Peringkat Roh dalam Marapu
Dewa
tertinggi dipandang berkelamin ganda. Dewa tersebut disapa sebagai ibu dan
bapak, dan keduanya bersama-sama menganugerahi berkah kesuburan dan
kesejahteraan yang merupakan tanggung jawabnya. Sang pencipta dikenal sebagai
Dia yang menenun dan membentuk kami (Amawolo Amarawi). Hal ini dikaitkan dengan
kegiatan wanita dalam memintal benang dan menyiapkan celupan serta kediatan
laki-laki dalam melebur logam. Orang Sumba percaya bahwa sosok ibu dan bapak
merupakan pemimpin kerajaan langit yang letaknya tujuh atau delapan tingkat di
atas bumi. Akan tetapi dalam upacara tradisional sosok ibu dan bapak jarang
dimintai pertolongan.
Dalam
kepercayaan orang Sumba benda yang “dimanusiakan“ dipakai untuk berhubungan
dengan roh dan leluhur khususnya yang berada di tingkat yang lebih rendah,
terdiri atas roh yang disapa berpasangan laki-laki dan Perempuan. Leluhur yang
menguasai kilat, misalnya, dipanggil bersama saudara perempuannya, Tila, yang
memegang jaring gaib untuk menjerat manusia dan hewan. Sosok lelaki yang
mengendalikan kekuatan langit, petir, halilintar, dan hujan deras. Sosok
Perempuan dikaitkan dengan bumi dan asal-usul padi, cacing laut, dan hasil
kebun.
Penutup
Masyarakat
Sumba secara umum, dalam sistem kepercayaan asli adalah pemujaan kepada nenek
moyang yang merupakan salah satu unsur kepercayaan lama yang dikenal dengan
istilah Marapu. Kepercayaan asli masyarakat tersebut, tercermin dari
beranekaragam bentuk dan manifestasi religiusitas, salah satu bentuknya adalah
kepercayaan kepada roh-roh nenek moyang yang dianggap mempunyai kekuatan yang
berada diluar jiwa manusia. Walaupun masyarakat Sumba sudah menganut agama
nasrani, tetapi masyarakat masih dipengaruhi oleh adat istiadat setempat
seperti kepercayaan kepada Marapu yang disimbolkan kepada beberapa mahluk
kepercayaan disekitar lingkungan tempat tinggal.
Orang
Sumba mengelompokan diri dalam persekutuan marga (kabihu), kampung (paraingu)

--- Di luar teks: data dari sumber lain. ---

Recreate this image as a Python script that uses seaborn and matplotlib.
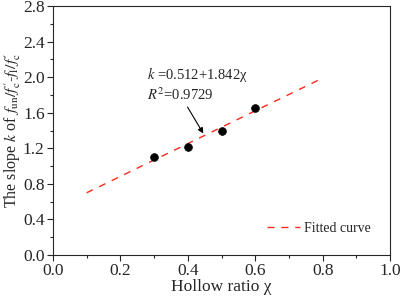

dan kepercayaan (Marapu). Kehidupan dalam masyarakat dituntun oleh adat
istiadat dan tidak dapat dipisahkan dari kepercayaan. Seluruh kehidupannya,
sejak masih janin dalam rahim ibunya hingga meninggal, diwarnai oleh
kepercayaan kepada Marapu. Tidak ada satu bidang kehidupan pun yang tidak
diwarnai oleh adat istiadat dan kepercayaan ini. Kesejahteraan atau kemalangan
hidup ditentukan oleh taat tidaknya seseorang dalam pelaksanaan adat-istiadat.
DAFTAR PUSTAKA
[1]
Umbu Hina Kapita, Masyarakat Sumba dan Adat Istiadatnya, Jakarta: BPK Gunung
Mulia, 1976, hlm.35
[2]
Mateus Mali,, “ Sumba: Tanah Marapu” dalam Eddy Kristianto,(ed.), Spiritualitas
Dialog:Narasi Teologis tentang Kearifan Religius, Yogyakarta: Kanisisus. 2010,
hlm. 73
[3] F.D. Wellem, Injil dan Marapu. Suatu Dtudi
Historis-Teollogis tentang Perjumpaan Injil dengan Masyarakat Sumba pada
Periode 1876-1990. Jakarta: Gunung Mulia, 2004, hal. 46
[4]
James. J. Fox. Indonesian Heritage: Agama dan Upacara, Grolier International.
Inc.Jakarta: Jayakarta Offset. 2002,
hal. 90
[5]
Tabel ini diambil dari artikel “ Sumba: Kedatangan Marapu” yang termuat dalam.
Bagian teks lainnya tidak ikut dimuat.